▸ Task details
The required output is the block of lines from the line with "Write the React, TypeScript" to the line with "CartesianGrid, Legend, ReferenceLine", endpoints included and pictures omitted.

▸ Source code of charts
****************************************

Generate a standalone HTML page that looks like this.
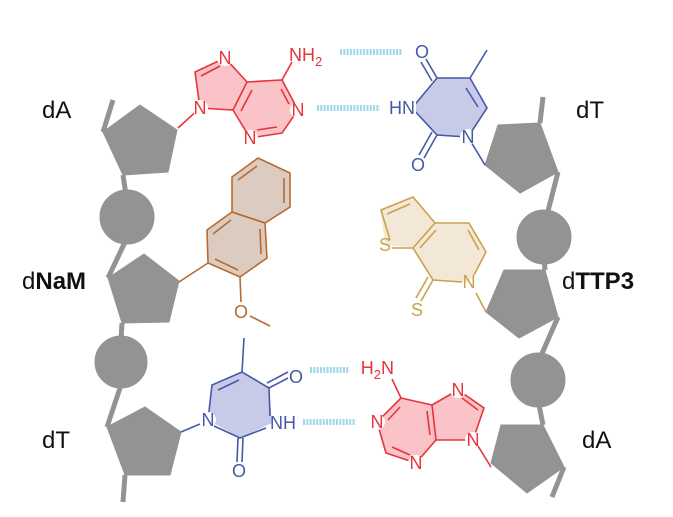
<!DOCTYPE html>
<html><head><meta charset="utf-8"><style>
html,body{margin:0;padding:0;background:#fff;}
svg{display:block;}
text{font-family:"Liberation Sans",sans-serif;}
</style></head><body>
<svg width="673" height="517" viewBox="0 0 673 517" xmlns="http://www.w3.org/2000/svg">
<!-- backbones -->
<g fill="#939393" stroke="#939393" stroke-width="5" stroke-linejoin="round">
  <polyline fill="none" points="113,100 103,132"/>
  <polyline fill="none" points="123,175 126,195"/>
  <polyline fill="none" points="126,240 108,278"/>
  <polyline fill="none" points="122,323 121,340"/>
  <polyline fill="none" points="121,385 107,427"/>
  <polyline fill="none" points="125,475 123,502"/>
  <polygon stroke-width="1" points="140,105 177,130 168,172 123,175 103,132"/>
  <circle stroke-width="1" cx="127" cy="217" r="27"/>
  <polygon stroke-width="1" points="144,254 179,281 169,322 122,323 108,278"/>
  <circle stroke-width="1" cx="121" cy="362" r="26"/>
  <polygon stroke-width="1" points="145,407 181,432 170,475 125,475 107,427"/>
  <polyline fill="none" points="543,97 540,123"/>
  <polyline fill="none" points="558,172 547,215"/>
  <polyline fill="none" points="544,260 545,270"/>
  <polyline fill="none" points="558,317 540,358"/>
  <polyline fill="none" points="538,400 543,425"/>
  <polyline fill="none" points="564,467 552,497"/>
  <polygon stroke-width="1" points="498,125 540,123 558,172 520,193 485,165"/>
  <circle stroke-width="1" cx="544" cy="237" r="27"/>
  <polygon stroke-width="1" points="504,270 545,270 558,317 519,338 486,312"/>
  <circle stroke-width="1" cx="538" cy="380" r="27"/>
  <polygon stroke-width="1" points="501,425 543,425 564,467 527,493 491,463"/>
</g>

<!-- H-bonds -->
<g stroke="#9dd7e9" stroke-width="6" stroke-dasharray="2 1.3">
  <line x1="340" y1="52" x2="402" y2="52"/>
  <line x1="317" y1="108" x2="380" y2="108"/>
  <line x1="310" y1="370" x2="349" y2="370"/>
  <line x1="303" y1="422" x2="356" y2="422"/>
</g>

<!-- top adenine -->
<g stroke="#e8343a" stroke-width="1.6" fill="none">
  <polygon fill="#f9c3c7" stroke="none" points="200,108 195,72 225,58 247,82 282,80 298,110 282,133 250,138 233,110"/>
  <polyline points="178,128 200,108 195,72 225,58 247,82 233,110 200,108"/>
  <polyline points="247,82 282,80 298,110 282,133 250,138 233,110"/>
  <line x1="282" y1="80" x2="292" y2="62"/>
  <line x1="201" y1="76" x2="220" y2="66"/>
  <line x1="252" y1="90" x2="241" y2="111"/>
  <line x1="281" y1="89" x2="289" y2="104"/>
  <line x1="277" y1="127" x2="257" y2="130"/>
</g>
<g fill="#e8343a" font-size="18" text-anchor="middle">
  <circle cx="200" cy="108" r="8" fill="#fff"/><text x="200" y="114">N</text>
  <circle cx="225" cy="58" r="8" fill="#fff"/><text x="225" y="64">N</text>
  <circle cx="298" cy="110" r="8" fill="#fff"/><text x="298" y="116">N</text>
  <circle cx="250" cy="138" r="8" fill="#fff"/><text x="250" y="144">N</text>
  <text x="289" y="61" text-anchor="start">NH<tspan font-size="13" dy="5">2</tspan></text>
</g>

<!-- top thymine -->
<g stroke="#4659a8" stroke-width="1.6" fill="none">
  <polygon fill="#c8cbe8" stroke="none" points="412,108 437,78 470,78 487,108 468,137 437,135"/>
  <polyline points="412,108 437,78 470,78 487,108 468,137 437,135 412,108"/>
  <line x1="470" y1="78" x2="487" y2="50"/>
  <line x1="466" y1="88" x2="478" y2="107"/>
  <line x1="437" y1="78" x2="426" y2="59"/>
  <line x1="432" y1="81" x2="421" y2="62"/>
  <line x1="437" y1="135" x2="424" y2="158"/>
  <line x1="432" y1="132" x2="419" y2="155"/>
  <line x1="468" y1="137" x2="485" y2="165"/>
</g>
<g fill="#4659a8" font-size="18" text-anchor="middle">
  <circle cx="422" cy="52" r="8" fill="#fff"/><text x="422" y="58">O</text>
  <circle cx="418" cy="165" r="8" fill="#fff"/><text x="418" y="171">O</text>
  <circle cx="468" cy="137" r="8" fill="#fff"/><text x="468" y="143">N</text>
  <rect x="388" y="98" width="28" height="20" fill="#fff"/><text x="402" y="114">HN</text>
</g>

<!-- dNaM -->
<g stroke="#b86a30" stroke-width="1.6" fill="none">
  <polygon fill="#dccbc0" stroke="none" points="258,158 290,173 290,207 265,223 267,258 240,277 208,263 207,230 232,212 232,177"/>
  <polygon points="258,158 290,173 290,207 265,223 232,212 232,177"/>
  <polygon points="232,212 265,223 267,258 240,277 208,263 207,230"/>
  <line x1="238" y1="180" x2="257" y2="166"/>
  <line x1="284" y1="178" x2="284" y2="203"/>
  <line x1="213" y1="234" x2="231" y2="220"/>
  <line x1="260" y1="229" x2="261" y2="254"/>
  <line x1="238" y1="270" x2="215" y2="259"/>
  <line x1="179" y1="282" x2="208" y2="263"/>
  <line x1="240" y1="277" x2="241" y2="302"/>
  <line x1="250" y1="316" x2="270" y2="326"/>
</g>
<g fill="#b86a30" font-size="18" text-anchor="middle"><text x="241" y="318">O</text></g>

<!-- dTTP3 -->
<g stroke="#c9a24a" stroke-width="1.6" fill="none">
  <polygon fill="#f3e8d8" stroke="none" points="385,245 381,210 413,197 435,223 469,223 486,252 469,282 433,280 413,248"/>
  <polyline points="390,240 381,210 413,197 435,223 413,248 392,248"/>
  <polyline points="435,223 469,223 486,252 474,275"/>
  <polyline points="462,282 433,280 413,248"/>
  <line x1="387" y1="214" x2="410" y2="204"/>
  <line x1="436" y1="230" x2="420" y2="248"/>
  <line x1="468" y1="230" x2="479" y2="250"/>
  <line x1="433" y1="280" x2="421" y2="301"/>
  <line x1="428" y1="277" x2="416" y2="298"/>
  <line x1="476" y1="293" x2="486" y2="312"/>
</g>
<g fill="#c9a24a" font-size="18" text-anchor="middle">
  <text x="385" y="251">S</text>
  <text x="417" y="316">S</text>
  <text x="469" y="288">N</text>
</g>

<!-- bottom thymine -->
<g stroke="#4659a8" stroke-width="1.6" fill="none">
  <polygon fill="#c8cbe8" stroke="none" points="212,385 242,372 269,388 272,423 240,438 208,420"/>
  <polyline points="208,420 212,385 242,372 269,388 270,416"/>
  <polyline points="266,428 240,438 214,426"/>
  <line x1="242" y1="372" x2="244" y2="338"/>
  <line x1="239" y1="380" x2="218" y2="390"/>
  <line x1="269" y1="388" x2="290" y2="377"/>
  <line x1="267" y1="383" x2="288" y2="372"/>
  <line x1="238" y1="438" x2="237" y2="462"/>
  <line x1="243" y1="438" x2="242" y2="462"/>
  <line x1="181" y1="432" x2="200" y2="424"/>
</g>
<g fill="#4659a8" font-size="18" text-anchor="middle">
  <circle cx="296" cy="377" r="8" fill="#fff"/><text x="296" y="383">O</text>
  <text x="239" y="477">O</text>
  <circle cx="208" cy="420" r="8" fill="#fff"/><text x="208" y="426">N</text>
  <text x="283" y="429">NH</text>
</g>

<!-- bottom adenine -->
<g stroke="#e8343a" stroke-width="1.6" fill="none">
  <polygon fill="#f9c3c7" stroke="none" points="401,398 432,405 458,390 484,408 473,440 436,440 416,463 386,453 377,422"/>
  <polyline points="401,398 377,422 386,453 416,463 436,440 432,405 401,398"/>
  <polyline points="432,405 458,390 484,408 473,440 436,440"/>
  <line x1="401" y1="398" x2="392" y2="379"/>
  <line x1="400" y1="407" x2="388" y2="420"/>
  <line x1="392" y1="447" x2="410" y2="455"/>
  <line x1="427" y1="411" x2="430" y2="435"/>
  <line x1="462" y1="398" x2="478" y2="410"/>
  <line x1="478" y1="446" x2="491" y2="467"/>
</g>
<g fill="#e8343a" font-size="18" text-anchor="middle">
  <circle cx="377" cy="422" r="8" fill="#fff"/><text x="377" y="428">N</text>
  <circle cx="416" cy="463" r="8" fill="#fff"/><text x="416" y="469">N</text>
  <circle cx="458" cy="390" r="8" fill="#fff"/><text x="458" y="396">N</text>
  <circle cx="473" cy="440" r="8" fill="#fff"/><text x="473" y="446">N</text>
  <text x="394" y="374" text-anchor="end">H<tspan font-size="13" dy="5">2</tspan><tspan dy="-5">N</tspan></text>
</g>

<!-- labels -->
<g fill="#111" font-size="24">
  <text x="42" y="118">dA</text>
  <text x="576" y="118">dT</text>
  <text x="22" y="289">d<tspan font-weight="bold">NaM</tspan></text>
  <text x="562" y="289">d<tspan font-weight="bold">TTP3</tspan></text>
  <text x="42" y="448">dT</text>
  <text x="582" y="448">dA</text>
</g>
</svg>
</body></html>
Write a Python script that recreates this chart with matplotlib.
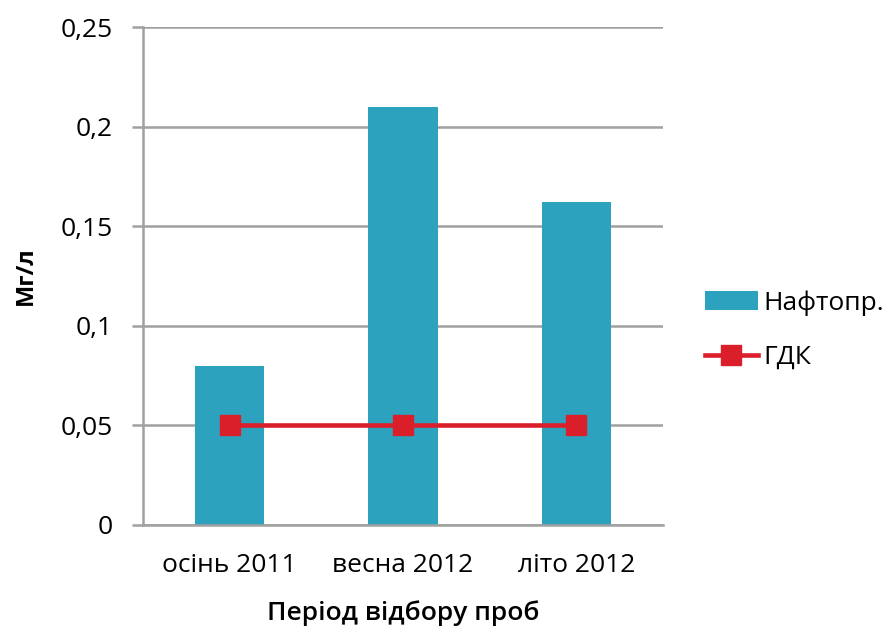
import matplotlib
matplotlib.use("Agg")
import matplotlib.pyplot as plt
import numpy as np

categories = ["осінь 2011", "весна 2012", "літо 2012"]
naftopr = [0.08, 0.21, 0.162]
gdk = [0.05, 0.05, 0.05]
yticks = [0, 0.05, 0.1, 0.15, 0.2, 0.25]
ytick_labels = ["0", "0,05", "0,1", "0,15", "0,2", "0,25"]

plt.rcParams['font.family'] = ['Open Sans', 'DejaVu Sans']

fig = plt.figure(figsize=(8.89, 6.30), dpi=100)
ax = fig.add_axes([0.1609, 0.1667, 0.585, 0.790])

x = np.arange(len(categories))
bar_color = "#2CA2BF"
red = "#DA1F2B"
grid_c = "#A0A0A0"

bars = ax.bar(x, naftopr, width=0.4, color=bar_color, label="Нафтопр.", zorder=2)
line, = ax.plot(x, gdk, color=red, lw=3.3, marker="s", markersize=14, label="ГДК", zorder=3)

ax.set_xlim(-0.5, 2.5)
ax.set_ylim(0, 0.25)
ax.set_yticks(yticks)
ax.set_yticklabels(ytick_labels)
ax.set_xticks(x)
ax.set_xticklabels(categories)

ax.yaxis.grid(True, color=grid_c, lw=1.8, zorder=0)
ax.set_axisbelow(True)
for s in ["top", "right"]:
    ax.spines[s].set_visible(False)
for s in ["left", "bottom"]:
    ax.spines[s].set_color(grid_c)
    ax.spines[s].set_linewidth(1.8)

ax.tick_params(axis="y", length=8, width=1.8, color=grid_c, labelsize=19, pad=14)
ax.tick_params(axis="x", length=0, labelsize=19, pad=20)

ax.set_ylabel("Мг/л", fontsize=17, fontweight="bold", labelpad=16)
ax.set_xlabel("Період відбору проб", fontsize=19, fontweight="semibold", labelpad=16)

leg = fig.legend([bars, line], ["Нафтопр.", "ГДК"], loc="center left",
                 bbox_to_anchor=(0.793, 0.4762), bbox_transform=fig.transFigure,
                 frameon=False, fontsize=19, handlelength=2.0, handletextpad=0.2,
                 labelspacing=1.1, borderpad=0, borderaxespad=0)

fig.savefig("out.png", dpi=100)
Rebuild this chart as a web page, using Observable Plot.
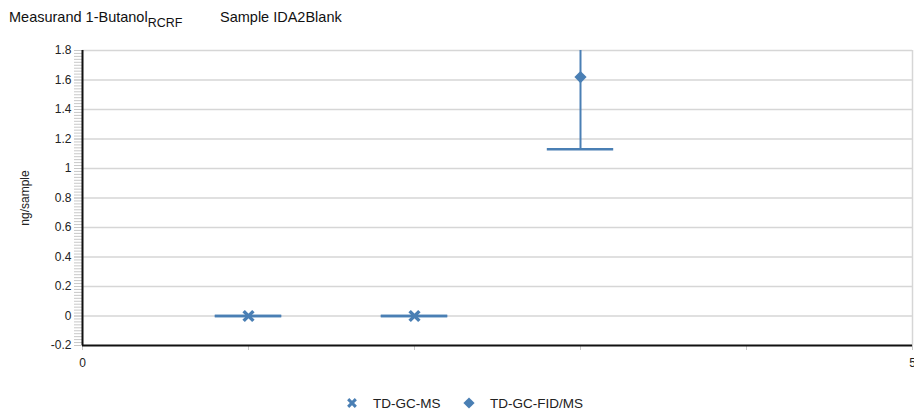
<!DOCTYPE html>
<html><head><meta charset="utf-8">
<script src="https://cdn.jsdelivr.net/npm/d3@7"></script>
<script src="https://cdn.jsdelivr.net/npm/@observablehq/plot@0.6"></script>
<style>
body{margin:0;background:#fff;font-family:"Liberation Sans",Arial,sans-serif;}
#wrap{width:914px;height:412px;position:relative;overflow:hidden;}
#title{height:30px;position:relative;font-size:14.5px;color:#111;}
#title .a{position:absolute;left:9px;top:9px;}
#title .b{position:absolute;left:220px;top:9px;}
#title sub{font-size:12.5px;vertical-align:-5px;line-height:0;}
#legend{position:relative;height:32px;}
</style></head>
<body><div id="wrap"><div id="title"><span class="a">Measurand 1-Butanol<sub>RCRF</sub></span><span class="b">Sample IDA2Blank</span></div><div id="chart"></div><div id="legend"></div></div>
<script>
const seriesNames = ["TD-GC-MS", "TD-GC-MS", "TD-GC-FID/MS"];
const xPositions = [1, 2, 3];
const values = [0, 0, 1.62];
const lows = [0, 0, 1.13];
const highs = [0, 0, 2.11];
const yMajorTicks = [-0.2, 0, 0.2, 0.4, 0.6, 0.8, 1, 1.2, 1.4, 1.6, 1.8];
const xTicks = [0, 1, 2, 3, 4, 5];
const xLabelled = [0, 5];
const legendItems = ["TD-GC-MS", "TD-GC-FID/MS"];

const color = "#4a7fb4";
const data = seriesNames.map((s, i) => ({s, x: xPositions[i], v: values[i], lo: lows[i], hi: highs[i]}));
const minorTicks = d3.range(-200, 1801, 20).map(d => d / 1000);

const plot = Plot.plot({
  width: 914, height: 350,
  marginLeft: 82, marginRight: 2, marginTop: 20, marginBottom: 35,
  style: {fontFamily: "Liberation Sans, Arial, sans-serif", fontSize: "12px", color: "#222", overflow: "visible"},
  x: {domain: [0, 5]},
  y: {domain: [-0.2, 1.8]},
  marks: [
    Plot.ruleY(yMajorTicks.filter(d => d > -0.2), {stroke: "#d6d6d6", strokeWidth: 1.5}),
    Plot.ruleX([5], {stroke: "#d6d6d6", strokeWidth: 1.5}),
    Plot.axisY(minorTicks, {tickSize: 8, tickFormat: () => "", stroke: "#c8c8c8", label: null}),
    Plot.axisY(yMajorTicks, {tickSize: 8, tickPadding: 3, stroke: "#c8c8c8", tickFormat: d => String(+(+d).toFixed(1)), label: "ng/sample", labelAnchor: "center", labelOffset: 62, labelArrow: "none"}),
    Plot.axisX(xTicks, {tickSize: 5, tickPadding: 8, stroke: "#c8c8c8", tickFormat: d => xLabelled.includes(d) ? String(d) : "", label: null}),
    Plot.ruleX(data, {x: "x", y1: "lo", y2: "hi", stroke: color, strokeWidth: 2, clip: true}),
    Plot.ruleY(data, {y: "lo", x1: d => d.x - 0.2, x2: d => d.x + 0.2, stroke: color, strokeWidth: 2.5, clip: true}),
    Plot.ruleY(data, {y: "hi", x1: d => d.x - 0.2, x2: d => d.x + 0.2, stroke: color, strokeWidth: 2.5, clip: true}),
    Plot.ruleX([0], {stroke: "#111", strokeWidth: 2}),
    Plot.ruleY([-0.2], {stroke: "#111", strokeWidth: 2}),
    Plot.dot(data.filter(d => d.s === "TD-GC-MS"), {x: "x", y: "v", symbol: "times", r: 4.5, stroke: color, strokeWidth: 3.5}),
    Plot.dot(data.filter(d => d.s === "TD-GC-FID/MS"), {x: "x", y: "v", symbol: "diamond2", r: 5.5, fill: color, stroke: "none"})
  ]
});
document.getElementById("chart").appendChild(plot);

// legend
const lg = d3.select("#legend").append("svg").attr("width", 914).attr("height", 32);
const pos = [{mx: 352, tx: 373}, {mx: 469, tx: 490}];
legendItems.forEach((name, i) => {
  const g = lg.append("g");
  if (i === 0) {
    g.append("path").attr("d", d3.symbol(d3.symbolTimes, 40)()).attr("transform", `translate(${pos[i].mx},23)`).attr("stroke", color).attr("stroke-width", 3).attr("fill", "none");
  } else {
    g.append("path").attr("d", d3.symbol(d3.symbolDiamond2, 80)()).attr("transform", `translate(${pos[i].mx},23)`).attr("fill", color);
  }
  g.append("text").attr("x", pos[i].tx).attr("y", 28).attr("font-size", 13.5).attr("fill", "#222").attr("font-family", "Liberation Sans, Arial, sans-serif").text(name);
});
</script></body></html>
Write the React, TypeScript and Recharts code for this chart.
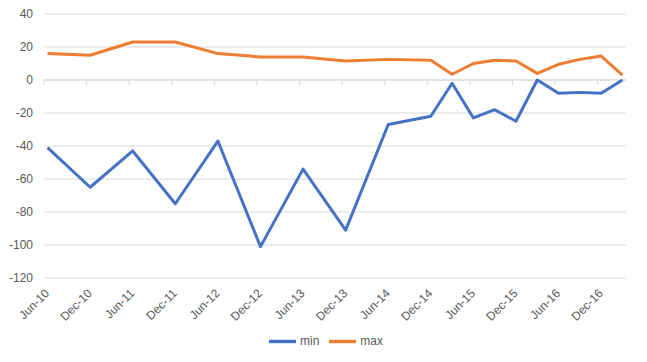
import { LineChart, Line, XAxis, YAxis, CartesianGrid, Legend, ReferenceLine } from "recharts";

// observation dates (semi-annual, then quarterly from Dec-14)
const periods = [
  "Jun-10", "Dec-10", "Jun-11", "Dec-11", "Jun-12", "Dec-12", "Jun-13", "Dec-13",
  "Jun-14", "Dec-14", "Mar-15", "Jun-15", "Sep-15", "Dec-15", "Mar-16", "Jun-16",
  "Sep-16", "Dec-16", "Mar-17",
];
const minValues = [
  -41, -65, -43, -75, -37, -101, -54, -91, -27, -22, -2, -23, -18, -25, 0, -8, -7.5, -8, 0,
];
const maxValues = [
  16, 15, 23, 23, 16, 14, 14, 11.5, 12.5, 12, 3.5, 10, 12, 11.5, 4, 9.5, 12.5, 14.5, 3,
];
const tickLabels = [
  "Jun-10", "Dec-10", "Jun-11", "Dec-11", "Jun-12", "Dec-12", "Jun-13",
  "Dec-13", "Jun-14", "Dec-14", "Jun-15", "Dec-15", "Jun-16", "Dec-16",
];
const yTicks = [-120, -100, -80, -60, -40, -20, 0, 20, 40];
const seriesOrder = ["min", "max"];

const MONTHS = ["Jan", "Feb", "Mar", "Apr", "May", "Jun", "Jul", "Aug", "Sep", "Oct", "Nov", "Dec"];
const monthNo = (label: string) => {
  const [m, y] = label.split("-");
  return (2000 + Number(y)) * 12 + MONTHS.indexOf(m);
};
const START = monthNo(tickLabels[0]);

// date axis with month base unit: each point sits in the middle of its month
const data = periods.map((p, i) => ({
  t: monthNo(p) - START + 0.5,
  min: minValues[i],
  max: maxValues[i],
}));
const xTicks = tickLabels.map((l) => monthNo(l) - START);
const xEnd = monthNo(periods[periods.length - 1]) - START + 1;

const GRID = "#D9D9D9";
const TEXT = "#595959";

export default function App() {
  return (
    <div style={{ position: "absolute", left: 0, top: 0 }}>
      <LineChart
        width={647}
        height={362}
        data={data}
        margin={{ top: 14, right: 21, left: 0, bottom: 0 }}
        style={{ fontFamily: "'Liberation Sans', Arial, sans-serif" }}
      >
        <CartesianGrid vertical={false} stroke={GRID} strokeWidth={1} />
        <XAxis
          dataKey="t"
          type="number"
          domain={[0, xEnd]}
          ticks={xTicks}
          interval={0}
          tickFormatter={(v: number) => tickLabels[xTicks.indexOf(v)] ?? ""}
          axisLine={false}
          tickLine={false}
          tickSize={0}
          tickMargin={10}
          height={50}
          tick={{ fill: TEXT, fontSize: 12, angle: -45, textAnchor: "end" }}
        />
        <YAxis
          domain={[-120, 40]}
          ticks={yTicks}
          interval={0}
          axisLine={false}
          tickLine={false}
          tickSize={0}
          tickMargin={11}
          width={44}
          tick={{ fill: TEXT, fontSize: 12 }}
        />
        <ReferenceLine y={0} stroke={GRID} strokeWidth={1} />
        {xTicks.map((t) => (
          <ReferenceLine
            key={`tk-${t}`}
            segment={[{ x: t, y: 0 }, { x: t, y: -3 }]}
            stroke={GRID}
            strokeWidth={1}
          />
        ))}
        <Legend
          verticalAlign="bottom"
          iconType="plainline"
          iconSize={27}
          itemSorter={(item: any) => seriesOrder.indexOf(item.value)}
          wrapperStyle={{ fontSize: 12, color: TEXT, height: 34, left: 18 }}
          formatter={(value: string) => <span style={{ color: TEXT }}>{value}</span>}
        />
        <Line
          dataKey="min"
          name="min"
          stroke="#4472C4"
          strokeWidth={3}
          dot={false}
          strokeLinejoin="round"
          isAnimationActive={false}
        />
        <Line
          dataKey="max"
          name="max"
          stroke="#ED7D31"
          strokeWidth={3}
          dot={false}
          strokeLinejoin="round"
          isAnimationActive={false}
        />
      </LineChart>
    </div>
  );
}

****************************************

▸ Problem solution
Write the React, TypeScript and Recharts code for this chart.
import { LineChart, Line, XAxis, YAxis, CartesianGrid, Legend, ReferenceLine } from "recharts";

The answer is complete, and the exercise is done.